For all the swordplay, this story reads more like a gothic melodrama than a pulp adventure, with the isolated location, the count with the deep, dark secret, the tormented and abused niece, and the plots and counter-plots lending the whole thing a Wuthering Heights ambiance. Apart from Francoise, however, the characters are not especially fleshed out or complex. Each is driven by a single impulse -- the Count by fear, Harston by greed, Vulmea by...greed, too, I guess. Nonetheless, the story is very compelling, and, as usual, REH tells it as a mystery, with two central questions: who is the "black stranger"?; and what was it that attacked Vulmea in the cave?
Depending on who you believe, "Swords of the Red Brotherhood" was either a rewrite of "The Black Stranger" or vice versa. Karl Edward Wagner insisted that evidence in the original manuscript proved the former was the case.

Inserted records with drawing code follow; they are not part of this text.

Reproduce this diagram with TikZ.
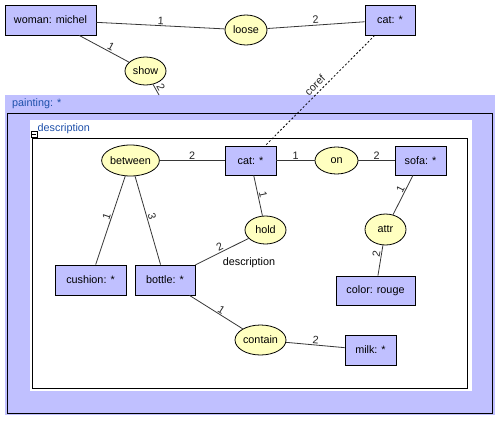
\documentclass[tikz,border=0pt]{standalone}
\usepackage{fontspec}
\setmainfont{Liberation Sans}
\usetikzlibrary{shapes.geometric}
\definecolor{lav}{RGB}{192,192,255}
\definecolor{yel}{RGB}{255,255,192}
\definecolor{cblue}{RGB}{30,80,170}
\definecolor{edgec}{RGB}{55,55,55}
\newcommand{\dfont}{\fontsize{10.8}{12}\selectfont}
\tikzset{
  concept/.style={draw=black, fill=lav, line width=0.8pt, rectangle, inner sep=0pt, font=\dfont},
  rel/.style={draw=black, fill=yel, ellipse, inner sep=0pt, line width=0.8pt, font=\dfont},
  conn/.style={draw=edgec, line width=0.8pt},
  lbl/.style={font=\dfont, text=black!85, inner sep=1pt, sloped, above},
  ctxlabel/.style={text=cblue, font=\dfont, anchor=west, inner sep=0pt},
  corefline/.style={draw=black, line width=0.8pt, dash pattern=on 2pt off 2pt},
}
\begin{document}
\begin{tikzpicture}[x=1pt,y=-1pt]
\useasboundingbox (0,0) rectangle (502,423);
\fill[white] (0,0) rectangle (502,423);
% painting context
\fill[lav] (5,95) rectangle (495,415);
\draw[black, line width=0.8pt] (7,113) rectangle (492,413);
\node[ctxlabel] (painting) at (12,104) {painting: *};
% description context
\fill[white] (30,120) rectangle (472,391);
\draw[black, line width=0.8pt] (32,138) rectangle (467,388);
\node[ctxlabel] (desclabel) at (37.5,129) {description};
\draw[black, fill=white, line width=0.6pt] (31,131) rectangle (37,137);
\draw[black, line width=0.6pt] (32.2,134) -- (35.8,134);
\coordinate (paintTop) at (159,95);

% outer graph
\node[concept, minimum width=91pt, minimum height=30pt] (woman) at (50.5,20) {woman: michel};
\node[rel, minimum width=42pt, minimum height=30pt] (loose) at (246,30) {loose};
\node[concept, minimum width=50pt, minimum height=30pt] (catT) at (390,20) {cat: *};
\node[rel, minimum width=41pt, minimum height=28pt] (show) at (145.5,71) {show};

% inner graph
\node[rel, minimum width=51pt, minimum height=31pt] (between) at (130.5,160.5) {between};
\node[concept, minimum width=51pt, minimum height=29pt] (catI) at (250.5,160.5) {cat: *};
\node[rel, minimum width=43pt, minimum height=27pt] (on) at (336.5,160.5) {on};
\node[concept, minimum width=51pt, minimum height=29pt] (sofa) at (420.5,160.5) {sofa: *};
\node[rel, minimum width=41pt, minimum height=28pt] (hold) at (265.5,230) {hold};
\node[font=\dfont, inner sep=0pt] (holddesc) at (249,263) {description};
\node[rel, minimum width=41pt, minimum height=31pt] (attr) at (385.5,229.5) {attr};
\node[concept, minimum width=79pt, minimum height=29pt] (color) at (375.5,290.5) {color: rouge};
\node[concept, minimum width=71pt, minimum height=30pt] (cushion) at (90.5,280) {cushion: *};
\node[concept, minimum width=60pt, minimum height=30pt] (bottle) at (165,280) {bottle: *};
\node[rel, minimum width=51pt, minimum height=30pt] (contain) at (260.5,340) {contain};
\node[concept, minimum width=51pt, minimum height=30pt] (milk) at (370.5,350) {milk: *};

% connectors
\draw[conn] (woman) -- node[lbl, pos=0.5] {1} (loose);
\draw[conn] (loose) -- node[lbl, pos=0.5] {2} (catT);
\draw[conn] (woman) -- node[lbl, pos=0.59] {1} (show);
\draw[conn] (show) -- node[lbl, pos=0.55] {2} (paintTop);
\draw[corefline] (catT) -- node[lbl, pos=0.5, above=2pt] {coref} (catI);

\draw[conn] (between) -- node[lbl, pos=0.5] {2} (catI);
\draw[conn] (catI) -- node[lbl, pos=0.5] {1} (on);
\draw[conn] (on) -- node[lbl, pos=0.5] {2} (sofa);
\draw[conn] (catI) -- node[lbl, pos=0.5] {1} (hold);
\draw[conn] (hold) -- node[lbl, pos=0.5] {2} (bottle);
\draw[conn] (sofa) -- node[lbl, pos=0.4] {1} (attr);
\draw[conn] (attr) -- node[lbl, pos=0.3] {2} (color);
\draw[conn] (between) -- node[lbl, pos=0.47] {1} (cushion);
\draw[conn] (between) -- node[lbl, pos=0.47] {3} (bottle);
\draw[conn] (bottle) -- node[lbl, pos=0.55] {1} (contain);
\draw[conn] (contain) -- node[lbl, pos=0.5] {2} (milk);
\end{tikzpicture}
\end{document}
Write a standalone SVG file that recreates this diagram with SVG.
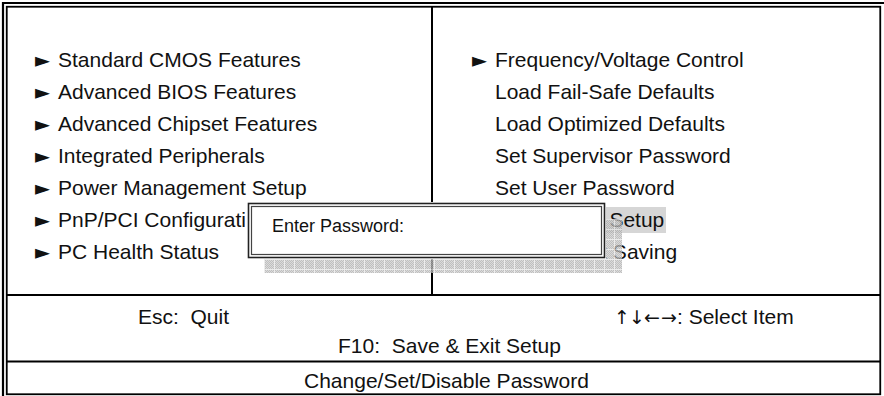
<svg xmlns="http://www.w3.org/2000/svg" width="884" height="396" viewBox="0 0 884 396">
<defs>
<style>
.t{font-family:"Liberation Sans",Arial,sans-serif;font-size:21px;fill:#111}
.d{font-family:"Liberation Sans",Arial,sans-serif;font-size:18px;fill:#111}
.tri{font-family:"DejaVu Sans","Liberation Sans",sans-serif;font-size:20px;fill:#111}
.ar{font-family:"DejaVu Sans","Liberation Sans",sans-serif;font-size:19px;fill:#111}
.ln{stroke:#000;fill:none}
</style>
<pattern id="dith" width="2" height="2" patternUnits="userSpaceOnUse"><rect width="2" height="2" fill="#cfcfcf"/><rect width="1" height="1" fill="#a9a9a9"/><rect x="1" y="1" width="1" height="1" fill="#a9a9a9"/></pattern>
<pattern id="grid" width="10" height="10" patternUnits="userSpaceOnUse" x="264" y="219"><rect width="10" height="10" fill="url(#dith)"/><path d="M0.5,0V10M0,0.5H10" stroke="#e6e6e6" stroke-width="1"/></pattern>
</defs>
<rect width="884" height="396" fill="#fff"/>
<g id="frame" class="ln">
<path d="M3,396V3H884" stroke-width="2.2"/>
<rect x="6.75" y="6.75" width="873.5" height="387.5" stroke-width="1.8"/>
<line x1="432" y1="6" x2="432" y2="295" stroke-width="2"/>
<line x1="6" y1="295" x2="880" y2="295" stroke-width="2"/>
<line x1="6" y1="361.5" x2="880" y2="361.5" stroke-width="2"/>
</g>
<g id="left-menu">
<g id="item-standard-cmos"><text class="tri" x="35" y="67" textLength="15" lengthAdjust="spacingAndGlyphs">►</text><text class="t" x="58" y="67">Standard CMOS Features</text></g>
<g id="item-advanced-bios"><text class="tri" x="35" y="99" textLength="15" lengthAdjust="spacingAndGlyphs">►</text><text class="t" x="58" y="99">Advanced BIOS Features</text></g>
<g id="item-advanced-chipset"><text class="tri" x="35" y="131" textLength="15" lengthAdjust="spacingAndGlyphs">►</text><text class="t" x="58" y="131">Advanced Chipset Features</text></g>
<g id="item-integrated"><text class="tri" x="35" y="163" textLength="15" lengthAdjust="spacingAndGlyphs">►</text><text class="t" x="58" y="163">Integrated Peripherals</text></g>
<g id="item-power"><text class="tri" x="35" y="195" textLength="15" lengthAdjust="spacingAndGlyphs">►</text><text class="t" x="58" y="195">Power Management Setup</text></g>
<g id="item-pnp"><text class="tri" x="35" y="227" textLength="15" lengthAdjust="spacingAndGlyphs">►</text><text class="t" x="58" y="227">PnP/PCI Configurations</text></g>
<g id="item-pc-health"><text class="tri" x="35" y="259" textLength="15" lengthAdjust="spacingAndGlyphs">►</text><text class="t" x="58" y="259">PC Health Status</text></g>
</g>
<g id="right-menu">
<rect id="highlight" x="492" y="207" width="174" height="26" fill="#d6d6d6"/>
<g id="item-freq"><text class="tri" x="472" y="67" textLength="15" lengthAdjust="spacingAndGlyphs">►</text><text class="t" x="495" y="67">Frequency/Voltage Control</text></g>
<g id="item-failsafe"><text class="t" x="495" y="99">Load Fail-Safe Defaults</text></g>
<g id="item-optimized"><text class="t" x="495" y="131">Load Optimized Defaults</text></g>
<g id="item-supervisor"><text class="t" x="495" y="163">Set Supervisor Password</text></g>
<g id="item-user"><text class="t" x="495" y="195">Set User Password</text></g>
<g id="item-save-exit"><text class="t" x="495" y="227">Save &amp; Exit Setup</text></g>
<g id="item-exit-nosave"><text class="t" x="495" y="259">Exit Without Saving</text></g>
</g>
<g id="footer">
<text class="ar" y="324"><tspan x="614">↑</tspan><tspan x="629">↓</tspan><tspan x="644">←</tspan><tspan x="661">→</tspan></text>
<text class="t" x="677" y="324">: Select Item</text>
<text class="t" x="138" y="324">Esc:&#160; Quit</text>
<text class="t" x="338" y="353">F10:&#160; Save &amp; Exit Setup</text>
<text class="t" x="304" y="388">Change/Set/Disable Password</text>
</g>
<g id="dialog">
<rect id="shadow" x="264" y="219" width="358" height="54" fill="url(#grid)" opacity="0.75"/>
<rect x="245" y="202" width="361" height="57" fill="#fff"/>
<rect x="248.5" y="203.5" width="356" height="54" fill="none" stroke="#222" stroke-width="1.6"/>
<rect x="251.5" y="206.5" width="350" height="48" fill="none" stroke="#444" stroke-width="1.2"/>
<text class="d" x="272" y="232">Enter Password:</text>
</g>
</svg>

It may seem strange to say, but, having read both versions, I find I don't really care for the Conan story. Partly, this is because the Vulmea story is slightly shorter. All the scenes are the same, but Howard trimmed a sentence here, a phrase there, producing a tighter, more effective narrative. Another reason may have to do with the milieu, which works for Vulmea, but doesn't work for Conan. For a more thorough discussion about this, see my review of "The Black Stranger".
The final story, "The Isle of Pirate's Doom", is a weaker offering, told more as a romance than an adventure, but nonetheless still pretty good. Told from the first-person point-of-view, our hero, shipwrecked on an island, encounters a female pirate, Helen Tavrel, and together they search for a lost treasure in a swamp. The hero is unusually sensitive for a Robert E. Howard character, and frankly, not very heroic. Helen Travrel is somewhat better, but also, for a blood-thirsty pirate, seems surprisingly prone to tears. By the climax she has pretty much lost any credibility as a seadog, being reduced to a fairly standard damsel in distress.
In 1977, Zebra Books put out a Vulmea pastiche called The Witch of the Indies, by David C. Smith (co-author of the Red Sonja books, etc.). I don't know if any other books followed, but I'm afraid I can't recommend this one.